Magic Films Limited will not commence work on any project until a signed purchase order or equivalent signed authorisation provided by the client.

Magic Films Limited is to receive 25% deposit on signing of the contract or purchase order.

All new customers will be subject to a credit check and credit terms will be agreed.  In general credit over £5,000 will not be offered and contracts over this value will be subject to up front and/or immediate staged payments  to ensure that this credit limit is not exceeded.

For all payments that exceed 30 days, Magic Films Limited will automatically charge interest at a rate of 8% per annum, which will be added to the customer’s account.

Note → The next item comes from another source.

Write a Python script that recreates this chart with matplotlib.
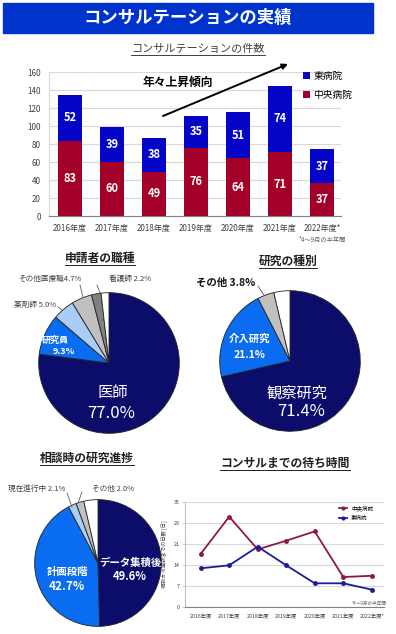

 The customer’s requirements must be clearly provided to Magic Films Limited in writing before commencement of work. Any subsequent changes must also be provided in writing, approved by Magic Films Limited and may incur further cost.

The product will only be released by Magic Films Limited once the customer approves all content as complete and satisfactory and confirms this in writing.

Product will be delivered once final payment has been received and cleared. Payment by bank transfer or cheque. All cheques must be made payable to Magic Films Limited

Until Final Payment, all copyrights, intellectual and physical property remains the property of Magic Films Limited.  On delivery of final payment, product copyright and tapes / DVDs will be transferred to the client.   Magic Films Limited will retain the right to use all  footage for their own promotional purposes unless covered by a confidentiality agreement.

When a customer terminates the contract, they will remain liable to pay in full for all work previously undertaken and in progress by Magic Films Limited

Magic Films Limited cannot be held liable to any party for any errors on any medium after the customer has agreed in writing that the content is correct and accurate.

E-mail correspondence shall be sufficient to prove changes to agreements for the form and content of programmes as long as it is acknowledged with a response.

Any confidential or proprietary information which is acquired by Magic Films Limited from a client company, person or entity will not be used or disclosed to any person or entity, except when required to do so by law. If required, Magic Films Limited will sign and adhere to the conditions of any Confidentiality Agreement used by the client.

Any agreement requiring Magic Films Limited to work to specific deadlines is on the  proviso that the clients will make themselves reasonably available to communicate with Magic Films Limited and provide requested materials in a timely manner. If Magic Films Limited deem this not to be the case, then Magic Films Limited cannot be held responsible for failing to meet a deadline.

Magic Films Limited shall be under no liability if unable to carry out any provision of the contract for any reason beyond its control including (without limiting the foregoing) Act of God, legislation, war, fire, flood, drought, failure of power supply, lock-out, strike or other action taken by suppliers or owing to any inability to procure materials required for the performance of the contract. During the continuance of such a contingency the client may, by written notice to Magic Films Limited, elect to terminate the contract and pay for work done and materials used.

Magic Films Limited cannot be held liable for loss or damage caused as a result of third party action or failure.